Para ser justo, as vítimas dessas aflições judiciais são geralmente os pobres sem defesa – aqueles que pertencem a setores marginalizados que eu acabei de mencionar, que são forçados a ir ao tribunal ou para defender ou para afirmar seus direitos econômicos, sociais e culturais contra terríveis adversários que possuem meios ilimitados e o total respaldo do governo, incluindo os militares, polícia, agentes locais e exércitos privados.

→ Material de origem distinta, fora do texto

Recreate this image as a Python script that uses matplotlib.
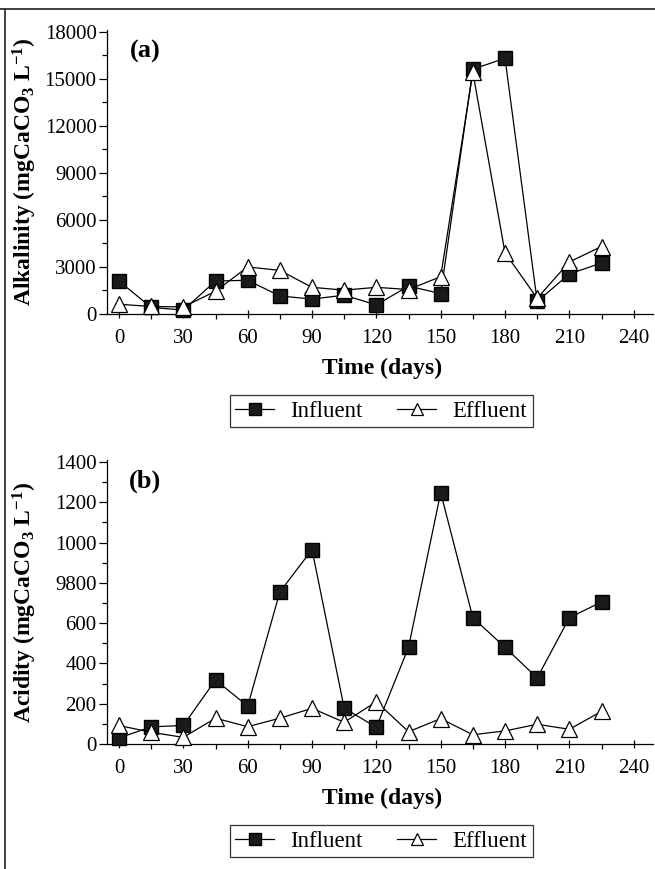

Eu acredito que há duas formas de resolver as diversificadas barreiras que impedem o acesso dos pobres à justiça. Uma é considerar simples medidas e remédios que são plausíveis a curto prazo. Julgando pelas contribuições do primeiro seminário e este de agora, as propostas concretas foram amplas porque estão ancoradas na experiência real. A outra forma de resolver essas barreiras é examinar cientificamente as raízes que afligem não apenas o sistema de justiça mas, com maior importância, toda a sociedade filipina. Penso que ninguém irá discordar com a proposição de que nossos problemas nos segmentos judiciário, legislativo e executivo, e no restante de nossas instituições e processos, são inextricavelmente entrelaçados e irão desprezar soluções duradouras, a menos que nós desmanchemos a injusta ordem social e econômica dominante e estabeleçamos uma nação verdadeiramente livre, democrática e soberana. E esta é a razão porque, como parte conclusiva de minha breve apresentação, eu tenho apenas uma proposta concreta que não é apenas processual e substantiva, mas também fundamental e estrutural. Com a sua permissão, Honorável Ministro, colegas e amigos, sem soar sarcástico ou cético, porque eu vou até vocês com mãos limpas e absoluta sinceridade. Permitam-me propor neste seminário a adoção e promulgação, não apenas pela Suprema Corte, mas por nosso povo, do que eu chamo Writ de Andrés Bonifácio [03].
Notas
- Ministro da Suprema Corte das Filipinas.
- "Pakiki-sama" é o equivalente no português a "Maria vai com as outras"; concordar com uma opinião por razões de proximidade pessoal ou de amizade, ou temendo pressão social. "Utang na loob" quer dizer dívida de gratidão, o equivalente no português a "dever favores" (N.T).
- O autor faz um jogo com a palavra Writ, como remédio constitucional, recordando o papel do Writ de Habeas Corpus no contexto da Revolução Francesa e outros processos de revoluções burguesas na Europa entre os séculos XVI e XVIII. Andrés Bonifácio é um herói filipino que conduziu a luta anti-colonial contra os colonizadores espanhóis e pelos direitos fundamentais nos anos de 1880 (N.T.).